Thanks @chrislovecnm

chrislovecnm commented 7 years ago

https://github.com/kubernetes/kops/issues/1230 <- lets talk there

pl1ght commented 7 years ago

Initially same issue here. What it boils down to is something I'm betting a LOT of us overlooked. When you create your initial Hosted Zone for your sub-domain, you get a DIFFERENT SET of NS records from AWS than what your Parent domain has. I initially copy and pasted in the same NS records from my Parent domain into my subdomain's NS record in the Parent hosted zone. Then I deleted, and copy and pasted the DIFFERENT NS records from my sub-domain hosted zone into the parent Hosted Zone for my sub-domain name NS record. Fixed the missing records instantly. Just re-ran the update cluster --yes and voila!

chrislovecnm commented 7 years ago

So can we close this?

petergarbers commented 7 years ago

Please do On Mon, Jan 2, 2017 at 19:45 Chris Love notifications@github.com wrote:

So can we close this?

— You are receiving this because you were mentioned. Reply to this email directly, view it on GitHub https://github.com/kubernetes/kops/issues/859#issuecomment-270037270, or mute the thread https://github.com/notifications/unsubscribe-auth/AANxzPr-DDYQSwpJA6JDQTrBMRrXW_lnks5rOZpCgaJpZM4KuDqr .

jitendrabhalothia commented 7 years ago

Check if the kops version is 1.5+, we need not to define the --dns-zone=experimental.com

I also got the same error bit after removing this --dns-zone=experimental.com, it works just define the cluster name thats all.

For an example: kops create cluster --name=kops-k8s-expt --state=s3://kops-k8s-experimental --zones=us-east-1a --node-count=2 --node-size=t2.micro --master-size=t2.micro

1ambda commented 6 years ago

--target=terraform also requires --dns-zone.

$ kops version
Version 1.7.0

$ terraform --version
Terraform v0.10.6
rares-urdea commented 5 years ago

Not sure if this is still relevant to anyone, but since I ran into the same issue twice while following the getting started guide, I'll leave it here.

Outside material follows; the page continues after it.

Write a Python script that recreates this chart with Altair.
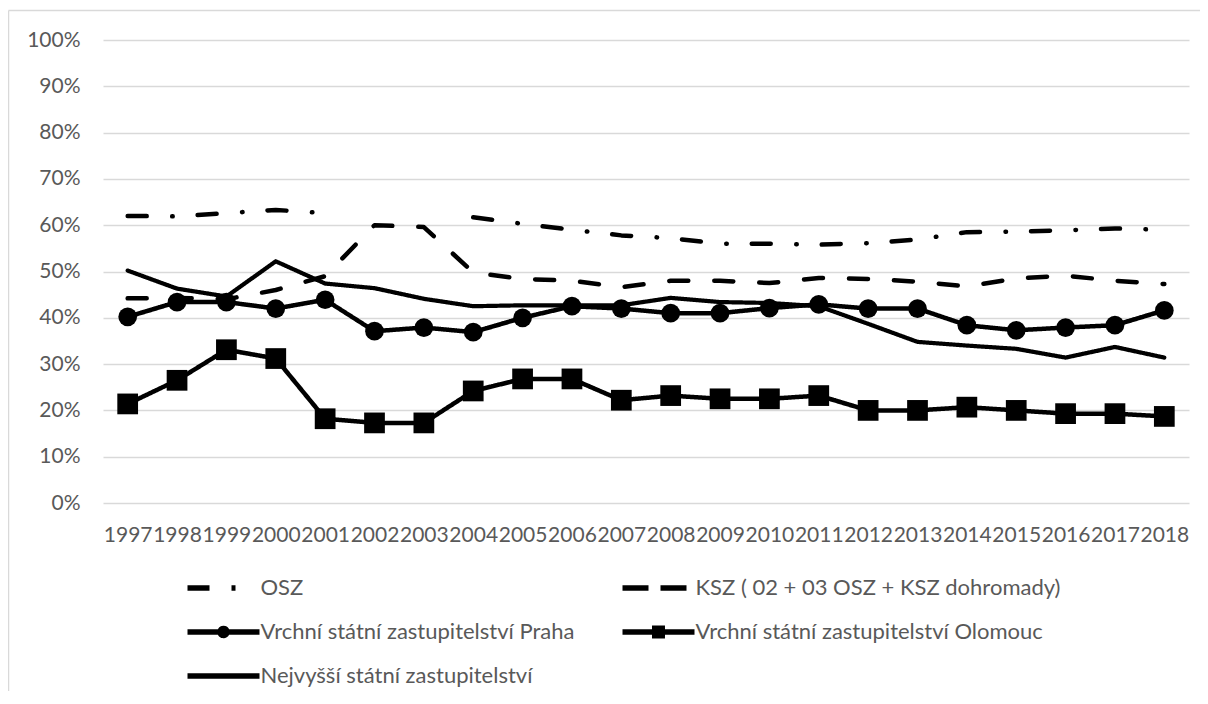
import altair as alt
import pandas as pd

years = [str(y) for y in range(1997, 2019)]

osz = [62.0, 61.9, 62.6, 63.3, 62.6, None, None, 61.7, 60.3, 59.0, 57.8, 57.2,
       56.0, 56.0, 55.8, 56.1, 56.9, 58.5, 58.6, 58.9, 59.3, 59.0]
ksz = [44.2, 44.3, 44.0, 46.0, 49.0, 60.0, 59.6, 49.8, 48.4, 48.0, 46.6, 48.0,
       48.0, 47.5, 48.6, 48.4, 47.8, 46.8, 48.5, 49.1, 48.0, 47.3]
praha = [40.2, 43.4, 43.4, 42.0, 43.9, 37.1, 37.9, 36.9, 40.0, 42.5, 42.0, 41.0,
         41.0, 42.1, 42.9, 42.0, 42.0, 38.4, 37.3, 37.9, 38.4, 41.6]
olomouc = [21.4, 26.5, 33.1, 31.2, 18.2, 17.3, 17.3, 24.2, 26.8, 26.8, 22.2, 23.2,
           22.5, 22.5, 23.2, 20.0, 20.0, 20.7, 20.0, 19.3, 19.3, 18.7]
nsz = [50.2, 46.3, 44.6, 52.2, 47.4, 46.4, 44.1, 42.5, 42.7, 42.7, 42.7, 44.3,
       43.4, 43.2, 42.5, 38.7, 34.8, 34.0, 33.3, 31.4, 33.7, 31.4]

series_names = [
    "OSZ",
    "KSZ ( 02 + 03 OSZ + KSZ dohromady)",
    "Vrchní státní zastupitelství Praha",
    "Vrchní státní zastupitelství Olomouc",
    "Nejvyšší státní zastupitelství",
]
y_ticks = [0, 0.1, 0.2, 0.3, 0.4, 0.5, 0.6, 0.7, 0.8, 0.9, 1.0]

rows = []
for name, vals in zip(series_names, [osz, ksz, praha, olomouc, nsz]):
    for yr, v in zip(years, vals):
        rows.append({"year": yr, "series": name,
                     "value": None if v is None else v / 100})
df = pd.DataFrame(rows)

FONT = "Lato"
TXT = "#595959"
GRID = "#d9d9d9"

dash_osz = [19, 25.5, 0.5, 25]
dash_ksz = [19, 26]
solid = [1, 0]

x_enc = alt.X("year:O", scale=alt.Scale(type="point", padding=0.5),
              axis=alt.Axis(title=None, labelAngle=0, ticks=False, tickSize=0,
                            domain=False, labelFont=FONT, labelFontSize=21,
                            labelColor=TXT, labelPadding=21, labelOverlap=False,
                            grid=False))
y_enc = alt.Y("value:Q", scale=alt.Scale(domain=[0, 1]),
              axis=alt.Axis(title=None, values=y_ticks, format=".0%", grid=True,
                            gridColor=GRID, gridWidth=1.5, domain=False,
                            ticks=False, tickSize=0, labelPadding=23,
                            labelFont=FONT, labelFontSize=21, labelColor=TXT))

base = alt.Chart(df)


def line_layer(name, dash, width):
    return base.transform_filter(
        alt.FieldEqualPredicate(field="series", equal=name)
    ).mark_line(color="black", strokeWidth=width, strokeDash=dash,
                strokeCap="round", strokeJoin="round",
                invalid="break-paths-show-domains").encode(x=x_enc, y=y_enc)


def marker_layer(name, shape, size):
    return base.transform_filter(
        alt.FieldEqualPredicate(field="series", equal=name)
    ).mark_point(shape=shape, filled=True, size=size, color="black",
                 opacity=1).encode(x=x_enc, y=y_enc)


l_osz = line_layer(series_names[0], dash_osz, 4.5)
l_ksz = line_layer(series_names[1], dash_ksz, 4.5)
l_praha = line_layer(series_names[2], solid, 4.5)
m_praha = marker_layer(series_names[2], "circle", 350)
l_olo = line_layer(series_names[3], solid, 4.5)
m_olo = marker_layer(series_names[3], "square", 430)
l_nsz = line_layer(series_names[4], solid, 4.2)

# legend symbols drawn with strokes only: a line, plus concentric rings /
# squares that together look like a solid marker
ring = ("M0.58,0A0.58,0.58,0,1,1,-0.58,0A0.58,0.58,0,1,1,0.58,0"
        "M0.18,0A0.18,0.18,0,1,1,-0.18,0A0.18,0.18,0,1,1,0.18,0")
box = "M-0.62,-0.62H0.62V0.62H-0.62ZM-0.2,-0.2H0.2V0.2H-0.2Z"
path_by_series = {
    series_names[0]: "M-6,0H2",
    series_names[1]: "M-6,0H6",
    series_names[2]: "M-6,0H6" + ring,
    series_names[3]: "M-6,0H6" + box,
    series_names[4]: "M-6,0H6",
}
dash_by_series = {
    series_names[0]: [22, 22, 5, 30],
    series_names[1]: [26, 12],
    series_names[2]: solid,
    series_names[3]: solid,
    series_names[4]: solid,
}
# legend fills column by column: order entries so they read row by row
legend_order = [series_names[i] for i in (0, 2, 4, 1, 3)]
legend_paths = [path_by_series[s] for s in legend_order]
legend_dashes = [dash_by_series[s] for s in legend_order]

leg = alt.Legend(
    title=None, orient="none", legendX=82, legendY=537, columns=2,
    columnPadding=36, rowPadding=18, symbolSize=144, symbolOffset=27.5,
    labelOffset=26, labelFont=FONT, labelFontSize=22, labelColor=TXT,
    labelLimit=600, padding=0,
    symbolStrokeColor="black", symbolStrokeWidth=5.5, symbolOpacity=1,
)

legend_layer = base.transform_filter("false").mark_point(
    filled=False, color="black", strokeWidth=5.5, opacity=1
).encode(
    x=x_enc, y=y_enc,
    shape=alt.Shape("series:N", scale=alt.Scale(domain=legend_order,
                                                range=legend_paths), legend=leg),
    strokeDash=alt.StrokeDash("series:N",
                              scale=alt.Scale(domain=legend_order,
                                              range=legend_dashes), legend=leg),
)

frame_src = alt.Chart(pd.DataFrame({"k": [0]}))
frame_top = frame_src.mark_rule(color=GRID, strokeWidth=1.5).encode(
    x=alt.value(-94.5), x2=alt.value(1300), y=alt.value(-29.5))
frame_left = frame_src.mark_rule(color=GRID, strokeWidth=1.5).encode(
    x=alt.value(-94.5), y=alt.value(-29.5), y2=alt.value(800))

chart = alt.layer(
    frame_top, frame_left, legend_layer,
    l_osz, l_ksz, l_praha, m_praha, l_olo, m_olo, l_nsz,
).properties(
    width=1086, height=463,
    autosize=alt.AutoSizeParams(type="none"),
    padding={"left": 95, "top": 32, "right": 11, "bottom": 188},
    background="white",
).configure_view(stroke=None)

chart.save("out.html", embed_options={"renderer": "svg", "actions": False})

The issue with being unable to resolve Kubernetes cluster API URL popped up in my case with just a parent domain and what looked like a properly configured api record; no sub-domains. I'm trying to validate the cluster from my local machine and I am using a Public Hosted Zone.

After several failed attempts, I ran a quick test in Route53 for the api record (go to hosted zone > api record > test record set) using my public IP as the resolver IP address. Running kops validate cluster immediately after this returned a valid cluster response. I'll note that it may simply have been a coincidence and enough time had passed for the issue to just resolve itself as @petergarbers mentioned above, but if not, and others run into this, give it a shot.